If anyone thought that Sarah Carli’s (KEJ) stunning 55.67 in Canberra last month was a fluke, they were left in no doubt she is the real deal after another top run in Sydney. Although she was third, her time of 56.51 in windy conditions was worthy of another world championships qualifier. New Zealand’s former heptathlete Portia Bing won in a national record time of 56.04, with four-time Commonwealth Games representative Lauren Wells second with 56.19. In fourth place Sara Klein recorded another excellent time of 57.28. In the last six weeks she has registered her four fastest times of her career.

Men’s 110m Hurdles

Nick Andrews’ (CHE) gradual return to 110m hurdles, the event which saw his make his international debut at the 2014 Youth Olympic Games, picked up momentum as he destroyed his PB clocking 13.91 and moving up 10 places on the all-time list to 17th.

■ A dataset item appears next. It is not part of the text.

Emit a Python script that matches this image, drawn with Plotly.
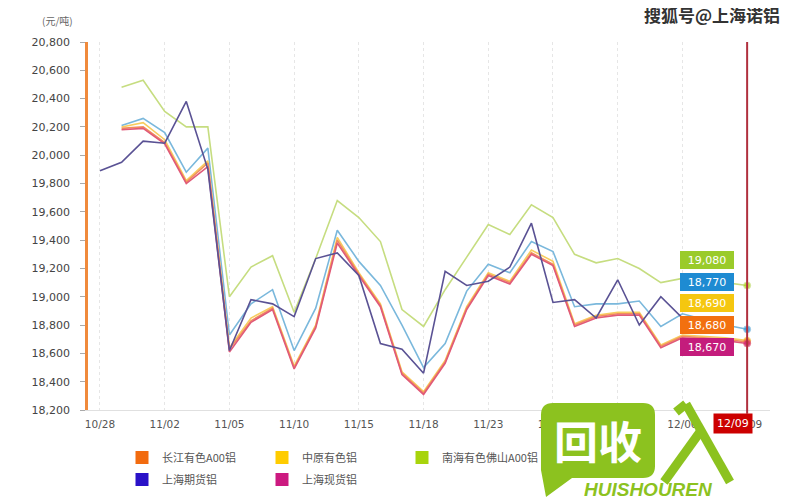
import plotly.graph_objects as go

# ---------------- data ----------------
dates = ["10/28", "10/29", "11/01", "11/02", "11/03", "11/04", "11/05", "11/08", "11/09", "11/10",
         "11/11", "11/12", "11/15", "11/16", "11/17", "11/18", "11/19", "11/22", "11/23", "11/24",
         "11/25", "11/26", "11/29", "11/30", "12/01", "12/02", "12/03", "12/06", "12/07", "12/08", "12/09"]
tick_labels = ["10/28", "11/02", "11/05", "11/10", "11/15", "11/18", "11/23", "11/26", "12/01", "12/06", "12/09"]

nanhai = [None, 20480, 20530, 20310, 20200, 20200, 19000, 19210, 19290, 18890,
          19270, 19680, 19560, 19390, 18910, 18790, 19050, 19280, 19510, 19440,
          19650, 19560, 19300, 19240, 19270, 19200, 19100, 19130, 19110, 19100, 19080]
blue_series = [None, 20210, 20260, 20160, 19880, 20050, 18730, 18950, 19050, 18620,
               18920, 19470, 19250, 19080, 18800, 18500, 18670, 19040, 19230, 19170,
               19390, 19320, 18930, 18950, 18950, 18970, 18790, 18880, 18840, 18800, 18770]
zhongyuan = [None, 20200, 20230, 20110, 19820, 19960, 18640, 18850, 18930, 18510,
             18800, 19420, 19170, 18950, 18470, 18330, 18550, 18930, 19170, 19110,
             19330, 19250, 18810, 18870, 18890, 18890, 18660, 18730, 18720, 18710, 18690]
changjiang = [None, 20190, 20200, 20090, 19810, 19945, 18630, 18830, 18920, 18500,
              18790, 19400, 19160, 18940, 18460, 18320, 18540, 18920, 19160, 19100,
              19310, 19230, 18800, 18860, 18880, 18880, 18650, 18720, 18710, 18700, 18680]
sh_spot = [None, 20180, 20190, 20080, 19800, 19920, 18610, 18820, 18910, 18490,
           18780, 19380, 19150, 18930, 18450, 18310, 18530, 18910, 19150, 19090,
           19300, 19220, 18790, 18850, 18870, 18870, 18640, 18710, 18700, 18690, 18670]
sh_fut = [19890, 19950, 20100, 20085, 20380, 19900, 18620, 18980, 18950, 18860,
          19270, 19310, 19150, 18670, 18630, 18460, 19180, 19080, 19110, 19210,
          19520, 18960, 18980, 18850, 19120, 18800, 19000, 18850, 18760, None, None]

y_ticks = [18200, 18400, 18600, 18800, 19000, 19200, 19400, 19600, 19800, 20000, 20200, 20400, 20600, 20800]

# ---------------- figure ----------------
OFF = 8                      # page body margin
W, H = 800 - OFF, 500 - OFF
# plot area in screen pixels
SX0, SX1, SY0, SY1 = 88, 770, 42, 410
L, T = SX0 - OFF, SY0 - OFF
R, B = W - (SX1 - OFF), H - (SY1 - OFF)
PW, PH = SX1 - SX0, SY1 - SY0


def pp(x, y):
    """screen pixel -> paper coords"""
    return (x - SX0) / PW, (SY1 - y) / PH


fig = go.Figure()

lines = [
    ("南海有色佛山A00铝", nanhai, "#c6dd80", "#a8d40c"),
    ("blue", blue_series, "#7ab8dc", "#1e8fd6"),
    ("中原有色铝", zhongyuan, "#f7cd5e", "#ffcc00"),
    ("长江有色A00铝", changjiang, "#f28e5c", "#f26b0f"),
    ("上海现货铝", sh_spot, "#e05a78", "#d01880"),
]
n = len(dates)
for name, vals, lc, mc in lines:
    fig.add_trace(go.Scatter(
        x=dates, y=vals, mode="lines+markers", name=name, showlegend=False,
        line=dict(color=lc, width=1.6),
        marker=dict(size=[0] * (n - 1) + [7], color=mc),
        hoverinfo="skip"))
fig.add_trace(go.Scatter(x=dates, y=sh_fut, mode="lines", name="上海期货铝", showlegend=False,
                         line=dict(color="#5a5294", width=1.6), connectgaps=False))

# legend entries (square swatches)
legend_items = [
    ("长江有色A00铝", "#f26b0f", "legend"),
    ("中原有色铝", "#ffcc00", "legend"),
    ("南海有色佛山A00铝", "#a8d40c", "legend"),
    ("上海期货铝", "#2a12c8", "legend2"),
    ("上海现货铝", "#cc1a80", "legend2"),
]
for name, c, lg in legend_items:
    fig.add_trace(go.Scatter(x=[None], y=[None], mode="markers", name=name, legend=lg,
                             marker=dict(symbol="square", size=13, color=c)))

font_cjk = "Noto Sans CJK SC, DejaVu Sans, sans-serif"
lx, ly1 = pp(122, 443)
_, ly2 = pp(122, 465)
legend_common = dict(orientation="h", xanchor="left", yanchor="top", x=lx,
                     font=dict(family=font_cjk, size=11, color="#555"),
                     entrywidth=95, entrywidthmode="pixels", bgcolor="rgba(0,0,0,0)",
                     itemclick=False, itemwidth=30)

fig.update_layout(
    width=W, height=H,
    margin=dict(l=L, r=R, t=T, b=B, autoexpand=False),
    paper_bgcolor="white", plot_bgcolor="white",
    showlegend=True,
    legend=dict(legend_common, y=ly1),
    legend2=dict(legend_common, y=ly2),
    xaxis=dict(type="category", categoryorder="array", categoryarray=dates,
               range=[-0.556, 31.06],
               tickmode="array", tickvals=tick_labels, ticktext=tick_labels,
               showgrid=True, gridcolor="#e6e6e6", griddash="dot", gridwidth=1,
               showline=True, linecolor="#e0e0e0", linewidth=1,
               ticks="", zeroline=False, ticklabelstandoff=4,
               tickfont=dict(family="DejaVu Sans, sans-serif", size=10.5, color="#555")),
    yaxis=dict(range=[18200, 20800], tickmode="array", tickvals=y_ticks,
               tickformat=",d", showgrid=False, zeroline=False,
               showline=True, linecolor="#f08a3c", linewidth=2.5,
               ticks="outside", ticklen=5, tickcolor="#aaa", ticklabelstandoff=8,
               tickfont=dict(family="DejaVu Sans, sans-serif", size=11, color="#444")),
)

# red cursor line at the last date
fig.add_shape(type="line", xref="x", yref="paper", x0=dates[-1], x1=dates[-1],
              y0=-0.01, y1=1, line=dict(color="#b0303e", width=2), layer="above")

annotations = []


def ann(text, x, y, xref="paper", yref="paper", **kw):
    d = dict(text=text, x=x, y=y, xref=xref, yref=yref, showarrow=False,
             xanchor=kw.pop("xanchor", "center"), yanchor=kw.pop("yanchor", "middle"))
    d.update(kw)
    annotations.append(d)


# unit label
ux, uy = pp(57, 21)
ann("(元/吨)", ux, uy, font=dict(family=font_cjk, size=10, color="#666"))
# watermark text
wx, wy = pp(782, 15)
ann("<b>搜狐号@上海诺铝</b>", wx, wy, xanchor="right",
    font=dict(family=font_cjk, size=17, color="#333"))

# value labels near cursor
label_specs = [
    (nanhai[-1], "#9acb2a", 260),
    (blue_series[-1], "#1e8bd2", 282),
    (zhongyuan[-1], "#f5c710", 303),
    (changjiang[-1], "#f2700f", 325),
    (sh_spot[-1], "#c41c7c", 347),
]
for v, c, ypix in label_specs:
    _, yp = pp(0, ypix)
    ann(f"{v:,}", dates[-1], yp, xref="x", xanchor="right", xshift=-13,
        bgcolor=c, bordercolor=c, borderpad=1, width=50, height=14,
        font=dict(family="DejaVu Sans, sans-serif", size=11, color="white"))
# red date box on x axis
_, yb = pp(0, 423)
ann("12/09", dates[-1], yb, xref="x", xshift=-14, bgcolor="#cc0000", borderpad=3,
    font=dict(family="DejaVu Sans, sans-serif", size=11, color="white"))

# ----- watermark logo (approximation) -----
green = "#8cc21f"


def P(x, y):
    a, b = pp(x, y)
    return f"{a:.4f},{b:.4f}"


path = (f"M {P(553,403)} L {P(643,403)} Q {P(655,403)} {P(655,415)} L {P(655,466)} "
        f"Q {P(655,478)} {P(643,478)} L {P(572,478)} L {P(546,497)} L {P(541,470)} "
        f"L {P(541,415)} Q {P(541,403)} {P(553,403)} Z")
fig.add_shape(type="path", path=path, xref="paper", yref="paper",
              fillcolor=green, line=dict(width=0), layer="above")
for (x0, y0, x1, y1) in [(686, 404, 730, 482), (700, 432, 664, 482), (686, 404, 676, 412)]:
    a0, b0 = pp(x0, y0)
    a1, b1 = pp(x1, y1)
    fig.add_shape(type="line", xref="paper", yref="paper", x0=a0, y0=b0, x1=a1, y1=b1,
                  line=dict(color=green, width=9), layer="above")
cx, cy = pp(598, 440)
ann("<b>回收</b>", cx, cy, font=dict(family=font_cjk, size=44, color="white"))
hx, hy = pp(648, 489)
ann("<b><i>HUISHOUREN</i></b>", hx, hy,
    font=dict(family="Liberation Sans, Arial, sans-serif", size=19, color=green))

fig.update_layout(annotations=annotations)

fig.write_html("out.html")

“It was a massive PB. This season my coach and I have worked on chipping away at that World Uni qualifier (13.87). I started the season at 14.31 – now 13.91,” said Andrews. “It is good momentum moving into nationals.”

His last hurdles race was in November 2017. “Then I pursued Commonwealth Games in the sprint/relay and it didn’t work out for me. So I took the whole off season to train up (on the hurdles).”

Why the move back to the hurdles?

“It is what I think I’m better at. More enjoyable and technically something to work on in every single session.”

Men’s 800m

The big improver in the half-mile over the last 14 months, Jye Perrott (UTN) continued to be the leading Australian in domestic competition with a second place behind New Zealander Brad Mathas in the men’s 800m. Perrott clocked 1:49.27 with training partner and next Aussie in the race, Mason Cohen (UTN) fourth in 1:49.67.

“It was pretty windy, so hard to gauge the pace,” said Perrott who explained how the race unfolded. “I tried to hop into about third place, then the Japanese athlete started to pull away so I made a little bit of a move in the home straight on the first lap. Then tried to sit in until the end.”



Other highlights in brief:

  • After a busy few weeks with travel to New Zealand and America, Carley Thomas (UTN) was still able to post an excellent result in the 800m, just beaten by Australia's fastest current 800m runner, Georgia Griffith, clocking 2:02.88 for second.

  • Back home in NSW, the now Perth-based Angus Armstrong cleared 5.51m to take the pole vault just 1cm below his PB.

  • Alex Hulley (HIL) threw 68.15m in the hammer throw, her third best mark of her career and just below what she threw to take silver in the Commonwealth Games.

  • Pole Vaulter Lizzy Baral (ASW) is edging closer to a significant barrier…four metres. She cleared a PB 3.95m on her first attempt and missed 4.10m in the tricky conditions.

  • In the women’s 1500m, 16-year-old Jaylah Hancock-Cameron (BAN) sliced more than two seconds from her 1500m clocking 4:16.03.